Nigerians sue Shell in London over Delta pollution
By Estelle Shirbon
LONDON (Reuters) - A group of 11,000 Nigerians launched a suit against Royal Dutch Shell at the London High Court on Friday, seeking tens of millions of dollars in compensation for two oil spills in 2008 that they say destroyed their livelihoods.
The case will be closely watched by the industry for precedents that could have an impact on other big claims against Western oil companies accused of polluting poor countries, including Chevron's protracted dispute with Ecuador.
SPDC, a Shell-run joint venture between Nigeria's state oil firm, Shell, EPNL and Agip, has admitted responsibility for two spills that devastated the Bodo fishing communities in the restive Niger Delta, where a maze of pipelines criss-cross mangrove swamps and creeks.
But Shell and the London lawyers representing the claimants disagree about how much oil was spilt and how much compensation they should get. Talks to resolve it broke down last week.

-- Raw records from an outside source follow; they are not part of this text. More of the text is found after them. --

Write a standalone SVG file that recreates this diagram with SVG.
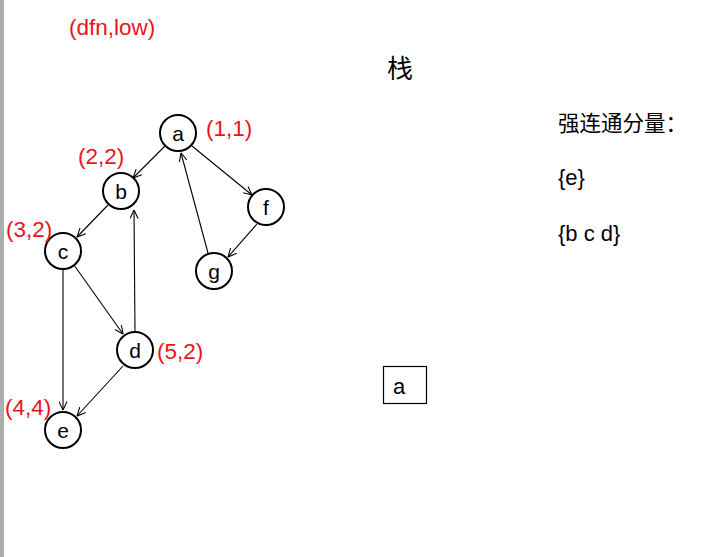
<svg xmlns="http://www.w3.org/2000/svg" width="719" height="557" viewBox="0 0 719 557">
<style>
.node circle{fill:#fff;stroke:#000;stroke-width:2}
.node text{font-family:"Liberation Sans",Arial,sans-serif;font-size:21px;fill:#000;text-anchor:middle}
.lbl{font-family:"Liberation Sans",Arial,sans-serif;font-size:22.5px;fill:#e8141c}
.edge{stroke:#000;stroke-width:1.1;fill:none;marker-end:url(#arr)}
.txt{font-family:"Liberation Sans",Arial,"Noto Sans CJK SC",sans-serif;font-size:22px;fill:#000}
</style>
<defs>
<marker id="arr" viewBox="0 0 10 10" refX="9.5" refY="5" markerWidth="9" markerHeight="9" markerUnits="userSpaceOnUse" orient="auto">
<path d="M0,0.5 L9.5,5 L0,9.5" fill="none" stroke="#000" stroke-width="1.2"/>
</marker>
</defs>
<rect width="719" height="557" fill="#fff"/>
<rect x="0" y="0" width="4" height="557" fill="#adadad"/>
<g id="connectors">
<line class="edge" x1="165" y1="146" x2="133" y2="178"/>
<line class="edge" x1="192" y1="146" x2="252" y2="195"/>
<line class="edge" x1="208" y1="253" x2="181" y2="153"/>
<line class="edge" x1="257" y1="224" x2="228" y2="257"/>
<line class="edge" x1="108" y1="205" x2="77" y2="237"/>
<line class="edge" x1="135" y1="331" x2="134" y2="210"/>
<line class="edge" x1="74" y1="265" x2="123" y2="334"/>
<line class="edge" x1="63" y1="269" x2="63" y2="410"/>
<line class="edge" x1="123" y1="366" x2="77" y2="416"/>
</g>
<g id="node-a" class="node"><circle cx="178" cy="133" r="18"/><text x="178" y="141">a</text></g>
<g id="node-b" class="node"><circle cx="121" cy="191" r="18"/><text x="121" y="199">b</text></g>
<g id="node-c" class="node"><circle cx="63" cy="251" r="18"/><text x="63" y="259">c</text></g>
<g id="node-d" class="node"><circle cx="135" cy="350" r="18"/><text x="135" y="358">d</text></g>
<g id="node-e" class="node"><circle cx="63" cy="430" r="18"/><text x="63" y="438">e</text></g>
<g id="node-f" class="node"><circle cx="266" cy="207" r="18"/><text x="266" y="215">f</text></g>
<g id="node-g" class="node"><circle cx="214" cy="271" r="18"/><text x="214" y="279">g</text></g>
<g id="labels">
<text class="lbl" x="69" y="35">(dfn,low)</text>
<text class="lbl" x="206" y="136">(1,1)</text>
<text class="lbl" x="78" y="164">(2,2)</text>
<text class="lbl" x="6" y="237">(3,2)</text>
<text class="lbl" x="157" y="359">(5,2)</text>
<text class="lbl" x="5" y="415">(4,4)</text>
</g>
<g id="stack">
<text x="400" y="78" font-family="'Noto Sans CJK SC',sans-serif" font-size="26" text-anchor="middle">栈</text>
<rect x="383.5" y="366.5" width="43" height="37" fill="#fff" stroke="#000" stroke-width="1.2"/>
<text class="txt" x="393" y="394">a</text>
</g>
<g id="scc">
<text x="558" y="131" font-family="'Noto Sans CJK SC',sans-serif" font-size="21.5">强连通分量：</text>
<text class="txt" x="558" y="185">{e}</text>
<text class="txt" x="558" y="241">{b c d}</text>
</g>
</svg>
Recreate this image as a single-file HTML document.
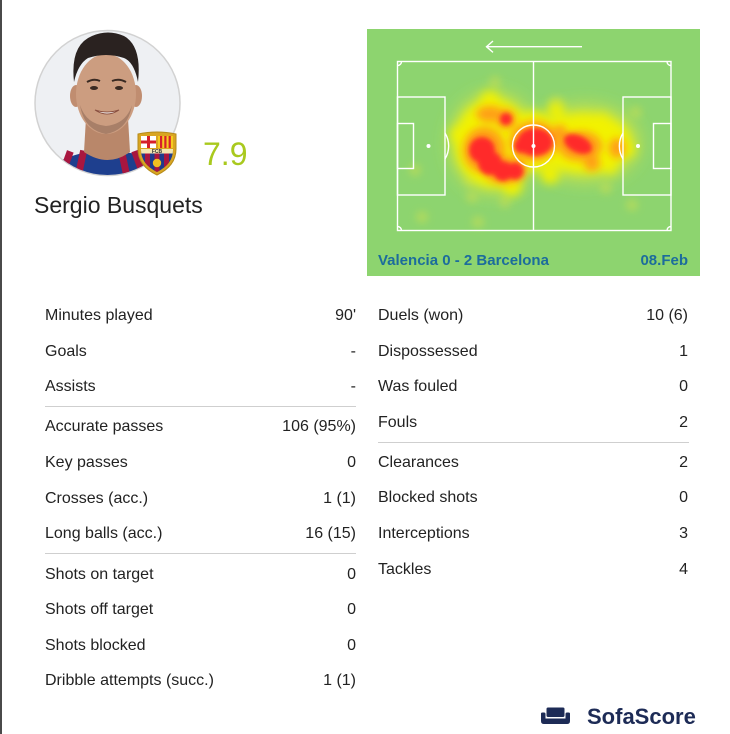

"They made an offer and the community quite rightly said this is ridiculously low," said Martyn Day, of the London law firm Leigh Day & Co, who is leading legal proceedings. He said his hope was to resume negotiations with Shell at some point.
Day declined to say how much Shell had offered. He said his clients would be claiming "many millions of dollars" through the High Court, but there was no precise figure because there were 11,000 claimants so far but more might join the action later.
Shell says 4,000 barrels of oil in total were spilt in Bodo in 2008 as a result of operational failures and a clean-up was completed in 2009. It says that since then, more oil has been spilt due to sabotage and oil theft, known as "bunkering".